Sorry a copper gets what around £25k a year, 21-25 days holiday a year and most will work christmas and new years. Plus these boys put there lives on the line every time they walk out on the street

Also one of the most dangeours jobs is a fisher man with an average pay pf £14k a year, but I still see fish on my plate!!

don’t see them going on strike 17 times a year though do you!

Posting a vote on this one is difficult for me, I have not used public transport for ages. Yet I am splt between part of me agreeing that the strike actions are a nuisance to commuters but then again part of me realize that if these people are striking is not because they are lazy or feel the desire to disrupt the services for the heck of it, I believe they use strikes as their only means of making their needs heard and noticed by their authorities and the general public so… its 50/50 split decision. I say let them strike and either take a day off or find alternative ways of commuting. Bring back bicycles is all I say!! Healthy, economic, and eco friendly.

Not knowing the full ins and outs from both sides I couldn’t make a call on whether they are justified in doing this or not.

In general I do have sympathy for people looking to protect things like pay/pension/working conditions BUT strike is a drastic form of action and in many ways quite selfish one, given the impact on other Londoners.

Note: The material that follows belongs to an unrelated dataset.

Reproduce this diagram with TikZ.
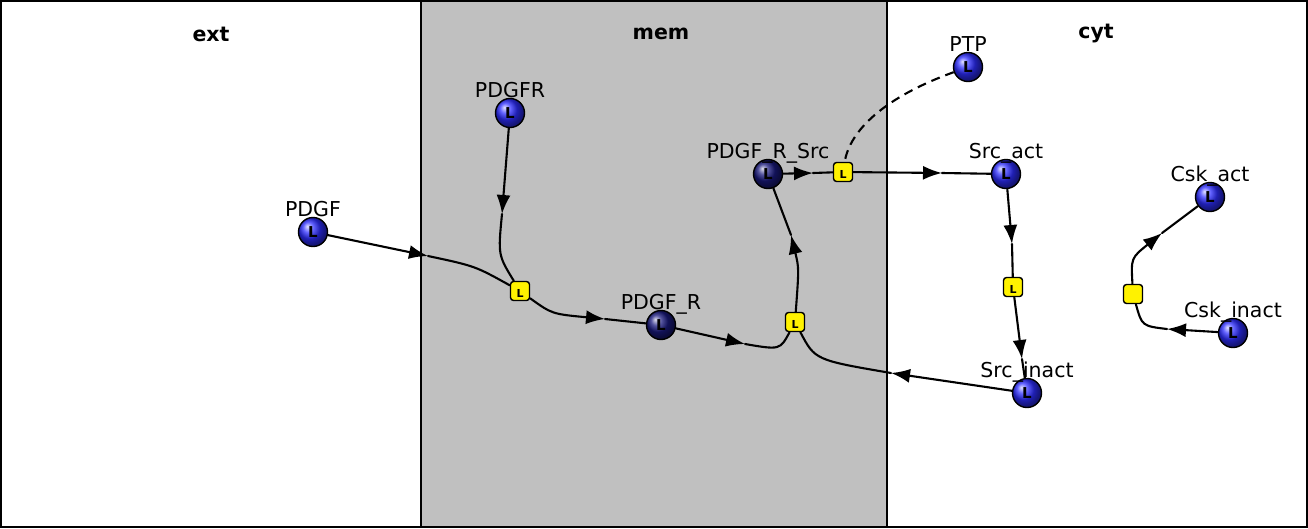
\documentclass[tikz,border=0pt]{standalone}
\usepackage{fontspec}
\setmainfont{DejaVu Sans}
\usetikzlibrary{arrows.meta}
\definecolor{memgray}{RGB}{192,192,192}
\definecolor{spblue}{RGB}{45,45,255}
\definecolor{spnavy}{RGB}{25,25,125}
\begin{document}
\begin{tikzpicture}[x=1pt,y=-1pt,
  species/.style={circle,draw,line width=1.4pt,minimum size=29pt,inner sep=0pt,shading=ball,ball color=spblue,font=\fontsize{15}{15}\selectfont\bfseries,label distance=3pt},
  complex/.style={species,ball color=spnavy},
  reaction/.style={draw,line width=1.4pt,fill=yellow,rounded corners=3pt,minimum size=19pt,inner sep=0pt,font=\fontsize{11}{11}\selectfont\bfseries,text height=12pt,text depth=0pt},
  lbl/.style={font=\fontsize{20.5}{20.5}\selectfont,inner sep=0pt,text depth=0pt},
  comp/.style={font=\fontsize{20.5}{20.5}\selectfont\bfseries},
  edge/.style={line width=2.1pt,line cap=round},
  flow/.style={edge,-{Latex[length=19pt,width=14pt]}},
  modifier/.style={line width=2.1pt,dash pattern=on 9pt off 6pt}]
\useasboundingbox (0,0) rectangle (1308,528);
\fill[memgray] (421,1) rectangle (887,527);
\draw[line width=2pt] (1,1) rectangle (1307,527);
\draw[line width=2pt] (421,1) -- (421,527);
\draw[line width=2pt] (887,1) -- (887,527);
\node[comp] (ext) at (211,34) {ext};
\node[comp] (mem) at (661,34) {mem};
\node[comp] (cyt) at (1096,34) {cyt};
\coordinate (t1) at (428,256);
\coordinate (t2) at (502,214);
\coordinate (t3) at (605,319);
\coordinate (t4) at (745,344);
\coordinate (t5) at (891,373);
\coordinate (t6) at (791,235);
\coordinate (t7) at (813,173);
\coordinate (t8) at (942,173);
\coordinate (t9) at (1012,244);
\coordinate (t10) at (1022,359);
\coordinate (t11) at (1167,329);
\coordinate (t12) at (1162,233);
\node[species,label={[lbl]above:PDGF}] (PDGF) at (313,232) {L};
\node[species,label={[lbl]above:PDGFR}] (PDGFR) at (510,113) {L};
\node[complex,label={[lbl]above:PDGF\_R}] (PDGFRc) at (661,325) {L};
\node[complex,label={[lbl]above:PDGF\_R\_Src}] (PDGFRSrc) at (768,174) {L};
\node[species,label={[lbl]above:PTP}] (PTP) at (968,67) {L};
\node[species,label={[lbl]above:Src\_act}] (SrcAct) at (1006,174) {L};
\node[species,label={[lbl]above:Src\_inact}] (SrcInact) at (1027,393) {L};
\node[species,label={[lbl]above:Csk\_act}] (CskAct) at (1210,197) {L};
\node[species,label={[lbl]above:Csk\_inact}] (CskInact) at (1233,333) {L};
\node[reaction] (r1) at (520,291) {L};
\node[reaction] (r2) at (795,322) {L};
\node[reaction] (r3) at (843,172) {L};
\node[reaction] (r4) at (1013,287) {L};
\node[reaction] (r5) at (1133,294) {};
\draw[flow] (PDGF) -- (t1);
\draw[edge] (t1) .. controls (475,266) .. (r1);
\draw[flow] (PDGFR) -- (t2);
\draw[edge] (t2) .. controls (498,255) .. (r1);
\draw[flow] (r1) .. controls (552,314) .. (t3);
\draw[edge] (t3) -- (PDGFRc);
\draw[flow] (PDGFRc) -- (t4);
\draw[edge] (t4) .. controls (780,350) .. (r2);
\draw[flow] (SrcInact) -- (t5);
\draw[edge] (t5) .. controls (815,360) .. (r2);
\draw[flow] (r2) .. controls (799,268) .. (t6);
\draw[edge] (t6) -- (PDGFRSrc);
\draw[flow] (PDGFRSrc) -- (t7);
\draw[edge] (t7) -- (r3);
\draw[flow] (r3) -- (t8);
\draw[edge] (t8) -- (SrcAct);
\draw[modifier] (PTP) .. controls (885,97) and (850,130) .. (r3);
\draw[flow] (SrcAct) -- (t9);
\draw[edge] (t9) -- (r4);
\draw[flow] (r4) -- (t10);
\draw[edge] (t10) -- (SrcInact);
\draw[flow] (CskInact) -- (t11);
\draw[edge] (t11) .. controls (1142,326) .. (r5);
\draw[flow] (r5) .. controls (1131,258) .. (t12);
\draw[edge] (t12) -- (CskAct);
\end{tikzpicture}
\end{document}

In my mind it’s the absolute last course of action, however the RMT in particular seem to have a tendancy to threaten this all the time, without first committing to resolving the issues via a process of negotiation.

Given the history of the London Tube system and the dire running of that by different organisations, it’s not surprising that the RMT are so often threatening or taking strike action.

Mostly, they have been protesting against lowering of standards, notably safety, imposed new employment conditions and long term employment/pension matters.

If that has lead to strikes, it reflects as much on the ***eholes who run the system as it does on RMT.

Oldguy.

Well I’m on a course on the 29th, which means I can’t make the LB track day during the day but I hope to come along for the barbie in the evening, so as long as my journey to and from the course isn’t mightly screwed up I won’t care! If I have to get up extra early and don’t get home till late I may lose the motivation to get the bike out and shoot down to Brands to meet up with everyone, which would be a bummer. :ermm:

Generally I support strike action if the reasoning is sound, just as long as it’s not the first course of action adopted by a union rather than a last resort because management just won’t listen to their concerns.

As far as I’m aware this is now not going ahead.

I don’t give a monkey, I have a scooter!

You’ve just got to love PTW.

Apart from some extra numties and a few more chicanes on the road, none of us seem too concerned whether there is or isn’t a tube strike.

Oldguy.

I don’t care either, I’m in Texas.

I’d say the Union needs to be careful, that they don’t torque management off so much that the management pull a union busting stunt or 3.